As most will be aware there is a global flow of human traffic for economic reasons. In this case poor people from Asia travelling to the Middle East to work as house maids, cleaners, construction workers. The list of menial lowly paid tasks is huge. Many of these immigrant workers are the modern day equivalent of human slaves. Often poor working conditions, long working hours and very little free time or holidays.
One such person was Rizana Hafeek. She came from an impoverished family in a small rural village in eastern Sri Lanka to work in Saudi Arabia as a nanny or child carer and maid.
Rizana was sentenced to be beheaded by the Saudi Court in 2005. She was 17 years old.
Rizana had arrived with falsified passport that showed her age as 23. Other documentation said to be genuine showed her age as 17 and therefore a child making her execution a breach of child rights.
She started to work for a Saudi family and in her care one their young children had died in a choking accident. The Court said that is was strangulation.
Human rights groups have said that her trial was a farce as she had no translator and no lawyer until after being sentenced.
The Saudi government said that she could not be pardoned as the baby's parents insisted on the beheading. As is their right in Saudi Arabia.
Rizana Hafeeks family waited 8 years and then found out about the brutal execution from the media. Their request to have the body returned to Sri Lanka has been refused.

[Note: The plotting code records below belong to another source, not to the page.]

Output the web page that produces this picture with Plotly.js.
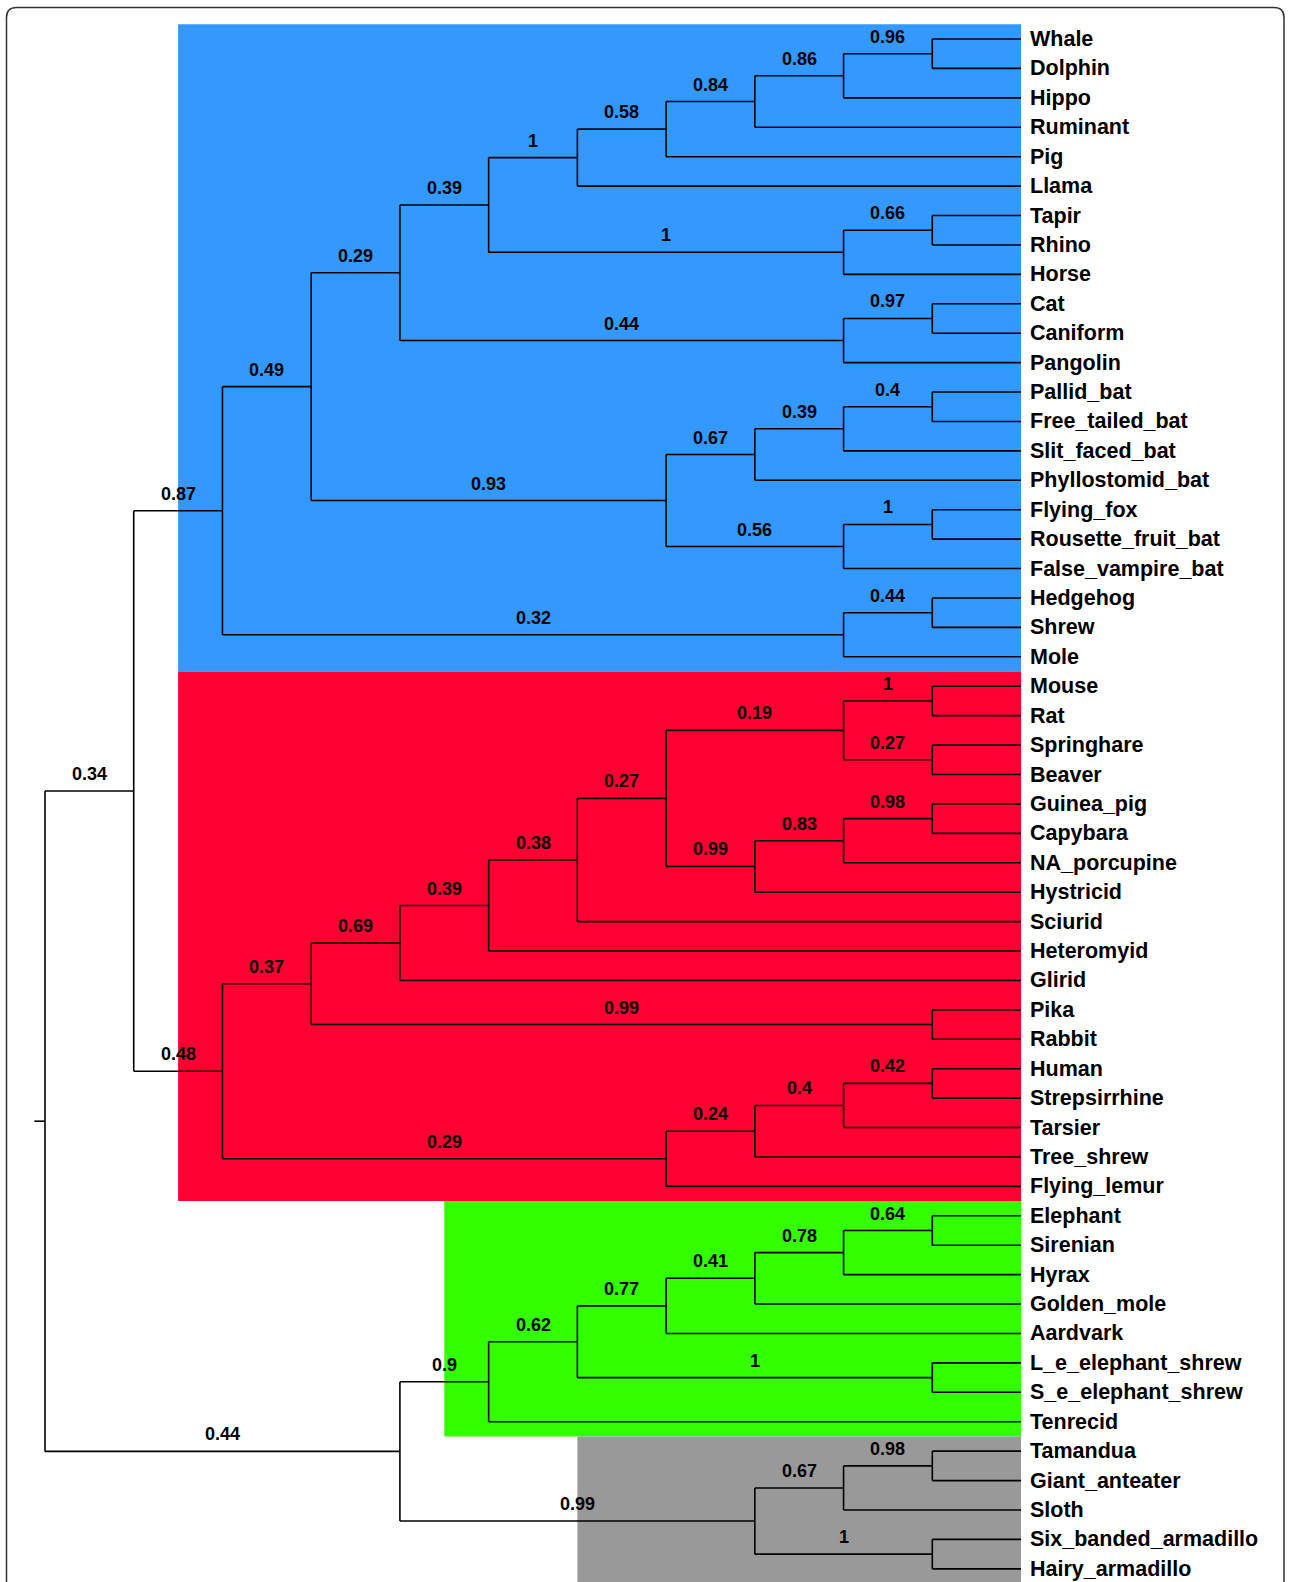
<!DOCTYPE html>
<html>
<head>
<meta charset="utf-8">
<script src="https://cdn.plot.ly/plotly-3.0.1.min.js"></script>
<style>
  html, body { margin: 0; padding: 0; background: #ffffff; }
  #chart { width: 1289px; height: 1582px; }
</style>
</head>
<body>
<div id="chart"></div>
<script>
// ---------- DATA ----------
// Tree topology with branch support values (Newick, support after each clade)
const treeNewick =
  "(" +
    "((((((((((Whale,Dolphin)0.96,Hippo)0.86,Ruminant)0.84,Pig)0.58,Llama)1," +
    "((Tapir,Rhino)0.66,Horse)1)0.39," +
    "((Cat,Caniform)0.97,Pangolin)0.44)0.29," +
    "((((Pallid_bat,Free_tailed_bat)0.4,Slit_faced_bat)0.39,Phyllostomid_bat)0.67," +
    "((Flying_fox,Rousette_fruit_bat)1,False_vampire_bat)0.56)0.93)0.49," +
    "((Hedgehog,Shrew)0.44,Mole)0.32)0.87," +
    "((((((((Mouse,Rat)1,(Springhare,Beaver)0.27)0.19," +
    "(((Guinea_pig,Capybara)0.98,NA_porcupine)0.83,Hystricid)0.99)0.27," +
    "Sciurid)0.38,Heteromyid)0.39,Glirid)0.69," +
    "(Pika,Rabbit)0.99)0.37," +
    "((((Human,Strepsirrhine)0.42,Tarsier)0.4,Tree_shrew)0.24,Flying_lemur)0.29)0.48" +
  ")0.34," +
  "(" +
    "((((((Elephant,Sirenian)0.64,Hyrax)0.78,Golden_mole)0.41,Aardvark)0.77," +
    "(L_e_elephant_shrew,S_e_elephant_shrew)1)0.62,Tenrecid)0.9," +
    "(((Tamandua,Giant_anteater)0.98,Sloth)0.67,(Six_banded_armadillo,Hairy_armadillo)1)0.99" +
  ")0.44);";

// Highlighted clades (background boxes)
const cladeFirstLeaf = ['Whale', 'Mouse', 'Elephant', 'Tamandua'];
const cladeLastLeaf  = ['Mole', 'Flying_lemur', 'Tenrecid', 'Hairy_armadillo'];
const cladeColors    = ['#3399FF', '#FF0033', '#33FF00', '#999999'];

// ---------- PARSE ----------
function parseNewick(s) {
  let pos = 0;
  function readToken() {
    let t = '';
    while (pos < s.length && ',();'.indexOf(s[pos]) < 0) { t += s[pos]; pos++; }
    return t.trim();
  }
  function node() {
    if (s[pos] === '(') {
      pos++;
      const children = [node()];
      while (s[pos] === ',') { pos++; children.push(node()); }
      pos++; // ')'
      const lab = readToken();
      return { children: children, support: lab };
    }
    return { name: readToken(), children: [] };
  }
  return node();
}
const root = parseNewick(treeNewick);

// ---------- LAYOUT ----------
const leaves = [];
function heights(n) {
  if (!n.children.length) { n.h = 0; n.y = leaves.length; leaves.push(n); return 0; }
  let m = 0;
  n.children.forEach(c => { c.parent = n; m = Math.max(m, heights(c)); });
  n.h = m + 1;
  n.y = (n.children[0].y + n.children[n.children.length - 1].y) / 2;
  return n.h;
}
heights(root);
const H = root.h;
function setX(n) { n.x = H - n.h; n.children.forEach(setX); }
setX(root);

const lx = [], ly = [];
const annotations = [];
const FAM = 'Liberation Sans';
const labelFont = { family: FAM, size: 18, color: '#000', weight: 'bold' };
const leafFont  = { family: FAM, size: 21.5, color: '#000', weight: 'bold' };
function walk(n) {
  if (!n.children.length) return;
  const c0 = n.children[0], c1 = n.children[n.children.length - 1];
  lx.push(n.x, n.x, null); ly.push(c0.y, c1.y, null);
  n.children.forEach(c => {
    lx.push(n.x, c.x, null); ly.push(c.y, c.y, null);
    if (c.support) {
      annotations.push({ x: (n.x + c.x) / 2, y: c.y, xref: 'x', yref: 'y', text: '<b>' + c.support + '</b>',
        showarrow: false, xanchor: 'center', yanchor: 'middle', yshift: 17, font: labelFont });
    }
    walk(c);
  });
}
walk(root);
// root stub
lx.push(-0.12, 0, null); ly.push(root.y, root.y, null);

leaves.forEach(l => {
  annotations.push({ x: l.x, y: l.y, xref: 'x', yref: 'y', text: '<b>' + l.name + '</b>', showarrow: false,
    xanchor: 'left', yanchor: 'middle', xshift: 7, font: leafFont });
});

// clade boxes
function findLeaf(name) { return leaves.find(l => l.name === name); }
function ancestors(n) { const a = []; while (n) { a.push(n); n = n.parent; } return a; }
const shapes = [];
cladeFirstLeaf.forEach((fn, i) => {
  const a = findLeaf(fn), b = findLeaf(cladeLastLeaf[i]);
  const ancB = ancestors(b);
  const mrca = ancestors(a).find(n => ancB.indexOf(n) >= 0);
  const px = mrca.parent ? mrca.parent.x : mrca.x;
  shapes.push({ type: 'rect', xref: 'x', yref: 'y', layer: 'below',
    x0: (px + mrca.x) / 2, x1: H, y0: a.y - 0.5, y1: b.y + 0.5,
    fillcolor: cladeColors[i], line: { width: 0 } });
});

// outer rounded frame (paper coords)
const W = 1289, Hh = 1582;
const fx = v => (v / W).toFixed(5), fy = v => (1 - v / Hh).toFixed(5);
const L = 6.5, R = 1284, T = 7.5, rad = 10;
shapes.push({ type: 'path', xref: 'paper', yref: 'paper', layer: 'above',
  path: `M ${fx(L)},-0.05 L ${fx(L)},${fy(T + rad)} Q ${fx(L)},${fy(T)} ${fx(L + rad)},${fy(T)} ` +
        `L ${fx(R - rad)},${fy(T)} Q ${fx(R)},${fy(T)} ${fx(R)},${fy(T + rad)} L ${fx(R)},-0.05`,
  line: { color: '#333333', width: 1.5 } });

// pixel mapping: level 0 -> 45px, 88.73 px per level; leaf i -> 39 + 29.42 i
const pxL = 88.73, pxY = 29.42;
const trace = { x: lx, y: ly, mode: 'lines', type: 'scatter', hoverinfo: 'skip',
  line: { color: '#000000', width: 1.6 }, cliponaxis: false };

Plotly.newPlot('chart', [trace], {
  width: W, height: Hh,
  margin: { l: 0, r: 0, t: 0, b: 0, pad: 0 },
  paper_bgcolor: '#ffffff', plot_bgcolor: 'rgba(0,0,0,0)',
  showlegend: false,
  xaxis: { range: [-45 / pxL, (W - 45) / pxL], visible: false, fixedrange: true },
  yaxis: { range: [(Hh - 39) / pxY, -39 / pxY], visible: false, fixedrange: true },
  shapes: shapes,
  annotations: annotations
}, { displayModeBar: false, staticPlot: true });
</script>
</body>
</html>
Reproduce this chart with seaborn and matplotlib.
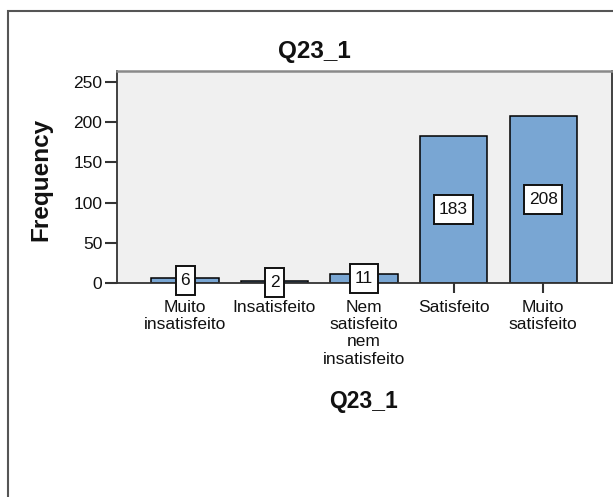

Rizanas mother Rafeena Nafeek has said that her daughter was innocent and wrongfully convicted of the killing of the baby in 2005. She has refused compensation from Riyadh saying that she would , "not accept anything from the country that killed my child".
The only reason that the Saudis have the wealth in the first place that gives them the opportunity to practice what nearly all of the educated world consider to be barbaric and that creates the requirement for this endless flow of human labour is because we fill our cars with their petroleum. We fly on our holidays with their aircraft fuel, or we buy products that have been transported using their diesel in ships and trucks.
So spare a thought for Rizana Nafeek and her family next time you pay for your fuel at a petrol station and ask yourself the question.
"What can I do to help the Rizana Naffeeks in this unjust world?".